Saúl Rivera is the second Rivera on the Caguas pitching staff. His nickname is El Monaguillo which they say means The Acolyte. Regarding Angel Miranda's nickname, no one knows what a chimilón is.
PS--My home-town Nashua Pride acquired Miranda late in the 2001 Atlantic League summer season. He says his father gave him that nickname, and he doesn't know what it means either.
Moving to my row was a man who had either read or caused the Wall Street Journal article about people getting back at airlines. He was being directed to a seat in Row 5 (coach) that he bought, from Row 4 (first class), where he had sat. But they let him keep both his drinks. He told his new seat-mates he was moving back to coach so his wife with the bad knees could fly first class (although both the vacated seats were now occupied by black men). He enchanted these elderly neighbors with other stories. I hoped they did not have spare money to invest.
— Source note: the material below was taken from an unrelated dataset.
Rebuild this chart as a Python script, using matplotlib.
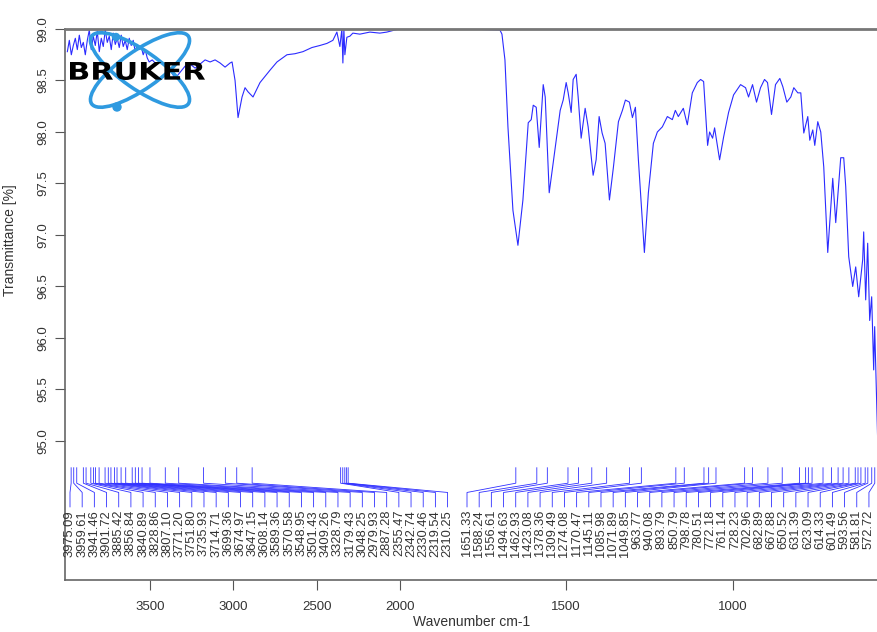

Arriving in San Juan, the only problem was that the rental car I was given (to park in vacant lots near various dilapidated ballparks) was bright red and the odometer read 000002. A less flashy car was easily negotiated and two latecomers who benefited from this exchange appreciated the upgrade that fell into their laps.
Even though the 18-Nov game took 3:25 and it was midnight before I returned to this hotel, there was parking left. But the next car over had an alarm that has been sounding continuously, playing a well-known and deliberately irritating tune I refer to as the "national anthem of" whatever country it is. The night watchman hoped that, if it doesn't rain hard again, the alarm might be silent. I said we all had to register our cars and he must know whose it is, and the owner could disable the alarm. He said he didn't know who owned the car, because many guests don't register their cars anyway; the bottom line is he was not about to call the tow truck. I pressed him and he returned to the front desk to see if they did know the owner. It is not the first incident that suggests that, in Latin America, such a ruckus at midnight in the middle of the hotel zone does not require special attention. The kicker is that there is no evidence the device actually affects criminal behavior; it is a placebo in a society where there is no cost to irritating other people. In the US, we simply ask you ritual questions regarding whether you have packed your own luggage.
On 24-Nov, in a driving rain, a game in Caguas was suspended in the bottom of the 7th. I imagined the puny motel parking lot filling up and left a game early for the first time this year. But radio on the way home said the result was final. There was one space left.
The next day, despite returning earlier, there was no parking, but waiting a half hour let me take the desk clerk's space on the street. This wait included people of various social classes and levels of inebriation drinking on the street, and a steady stream of cars either trolling for parking spaces or tricked by the one-way service drive that gives every indication of dumping back onto Route 37 until the last minute. The hotel used to rent the vacant lot next door for more parking, but the owner wouldn't sell it (nor, evidently, keep renting it).